Some smugglers reacted to the success of these searches by seeking to drop off the opium prior to entering San Francisco Harbor. Loads of 300 to 500 pounds would be wrapped in waterproof coverings, attached to a marker float, and dropped from the stern of a steamer for retrieval by a contact boat. Cutters Rush and Chase were kept busy reacting to intelligence of these events, which was shared by the local Collector of Customs.

Only 10 days after having first seized 350 pounds of opium from the Rio de Janeiro, Rush made a second bust. During its first seizure, a boarding party from the Rush had found the drugs on the stern of the steamer—the same light fog that had complicated the Rush’s intercept had likely prevented the smugglers aboard the steamer from sighting their contact boat and dumping the opium over the side for pick up. In the second instance, the poor visibility of the rainy and foggy morning of December 9, 1886, again hindered the smuggler’s plans. Incredibly, this time, in the reduced visibility, smugglers aboard the SS Gaelic mistook the Rush’s whaleboat for their contact and lowered 500 pounds of opium into the very laps of the cuttermen.

A Shift to Washington Territory

Concurrent with the rise in trafficking from Hong Kong to San Franciso, a new, much more efficient smuggling route emerged—aided once again by unintended consequences of new U.S. policy.

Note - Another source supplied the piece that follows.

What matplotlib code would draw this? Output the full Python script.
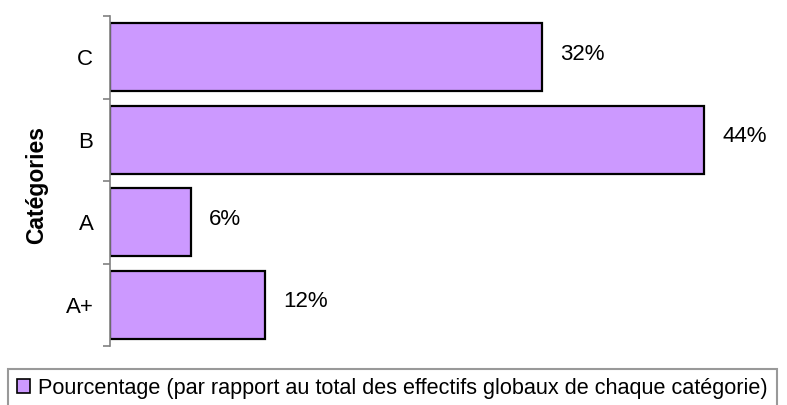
import matplotlib
matplotlib.use("Agg")
import matplotlib.pyplot as plt
from matplotlib.patches import Patch

categories = ["A+", "A", "B", "C"]
values = [11.5, 6.0, 44.0, 32.0]
labels = ["12%", "6%", "44%", "32%"]
series_name = "Pourcentage (par rapport au total des effectifs globaux de chaque catégorie)"

plt.rcParams['font.family'] = ['Liberation Sans', 'DejaVu Sans']

W, H = 787, 405
fig = plt.figure(figsize=(W / 100, H / 100), dpi=100)
ax = fig.add_axes([110 / W, 1 - 346 / H, 675 / W, 330 / H])

color = "#cc99ff"
ypos = list(range(len(categories)))
ax.barh(ypos, values, height=0.82, color=color, edgecolor="black", linewidth=1.6)

for y, v, lab in zip(ypos, values, labels):
    ax.annotate(lab, (v, y), xytext=(13, 2), textcoords="offset points",
                ha="left", va="center", fontsize=16)

ax.set_xlim(0, 50)
ax.set_ylim(-0.5, len(categories) - 0.5)
ax.set_yticks(ypos)
ax.set_yticklabels(categories, fontsize=16)
ax.set_yticks([i - 0.5 for i in range(len(categories) + 1)], minor=True)
ax.tick_params(axis="y", which="major", length=0, pad=12)
ax.tick_params(axis="y", which="minor", length=5, color="#808080", width=1.2)
ax.set_xticks([])
for s in ["top", "right", "bottom"]:
    ax.spines[s].set_visible(False)
ax.spines["left"].set_color("#808080")
ax.spines["left"].set_linewidth(1.2)

fig.text(37 / W, 1 - 185 / H, "Catégories", rotation=90, fontsize=16.5,
         fontweight="bold", ha="center", va="center")

handle = Patch(facecolor=color, edgecolor="black", linewidth=1.2)
leg = fig.legend([handle], [series_name], loc="upper left",
                 bbox_to_anchor=(8 / W, 1 - 369 / H), fontsize=15.6,
                 frameon=True, fancybox=False, borderaxespad=0,
                 handlelength=0.6, handleheight=0.6, handletextpad=0.4,
                 borderpad=0.4)
frame = leg.get_frame()
frame.set_edgecolor("#808080")
frame.set_linewidth(1.5)

fig.savefig("out.png", dpi=100)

Besides increasing the tariff to discourage importation, the U.S. had also targeted domestic production of smoking opium. The Chinese Exclusion Act, which severely limited the entry of Chinese Nationals to the U.S., and an earlier ban of the importation of raw opium by Chinese persons and businesses, were designed to eliminate the workforce and material needed to produce smoking opium in the states. While these measures did achieve the intended purpose, operations merely shifted across the border with Canada to British Columbia.

Not only was importation of opium into Canada by Chinese persons still legal, but the import duty remained only $1/pound. Now rather than making a long, trans-Pacific voyage, smugglers could make a short run from Canadian ports such as Victoria, which sat at the southern end of Vancouver Island, less than 40 miles from U.S. territory. Within a few years, every boat of Victoria’s fishing fleet and most coastal freighters plying the region’s waters would be suspected of carrying opium at one time or another.